Vale destacar que, para atendimento ao recém-nascido de baixo peso, o Ministério da Saúde preconiza o Método Canguru, cujo “objetivo é melhorar a qualidade da atenção prestada à gestante, ao bebê e sua família, promovendo, a partir de uma abordagem humanizada e segura, o contato pele a pele (posição canguru) precoce entre mãe/pai e bebê, de forma gradual e progressiva, favorecendo o vínculo afetivo, a estabilidade térmica, o estímulo à amamentação e o desenvolvimento”.

Nascimentos e mortes

Estima-se que nasçam no mundo 180 bebês por minuto. No Brasil, em 2017, o Instituto Brasileiro de Geografia e Estatística (IBGE) registrou 2,87 milhões de nascimentos; em 2016, foram 2,79 milhões, e, em 2015, 2,95 milhões.

Por outro lado, cerca de 2,6 milhões de recém-nascidos morrem no mundo antes de completar um mês de vida, sendo que um milhão não resiste já ao primeiro dia. Em mais de 80% dos casos, os óbitos são decorrentes de prematuridade, complicações durante o nascimento ou infecções como sepse, meningite e pneumonia, pelos dados do relatório “Every Child Alive – The Urgent Need to End Newborn Deaths” (Toda criança viva – A urgente necessidade de acabar com as mortes de recém-nascidos, em tradução livre), publicado no ano passado pelo Unicef.

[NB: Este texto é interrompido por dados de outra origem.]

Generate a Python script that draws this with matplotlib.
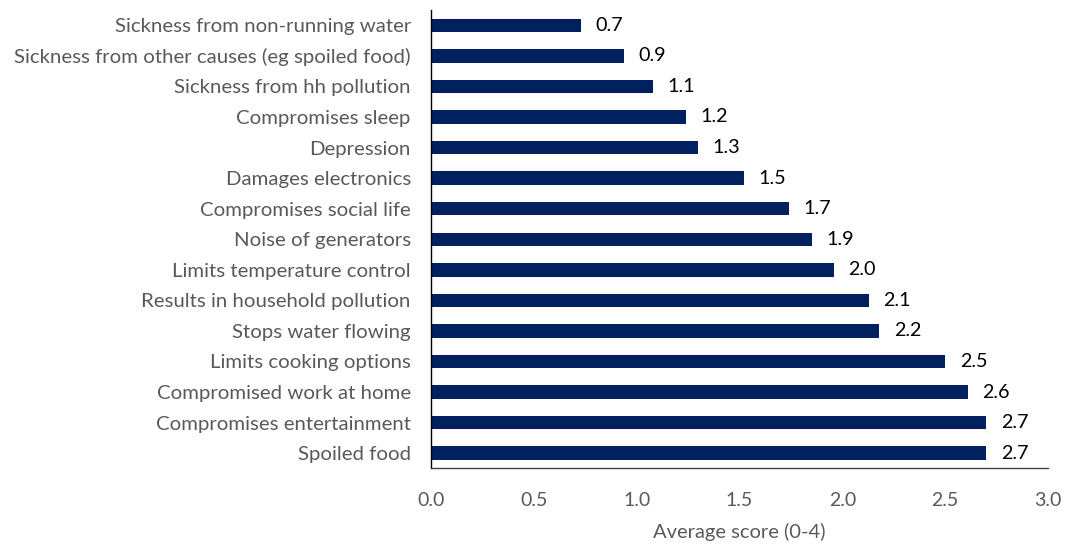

Apesar da gravidade da situação, o documento indica que a taxa global de mortalidade neonatal diminuiu de 31 para 18 óbitos por mil nascidos vivos entre 2000 e 2017 – até 2030, a meta é cair para 12 ou menos. Por aqui, pelos dados do IBGE, o índice, medido pela probabilidade de óbito até um ano de idade, foi de 12,8 em 2017; no ano anterior, fechou em 13,3.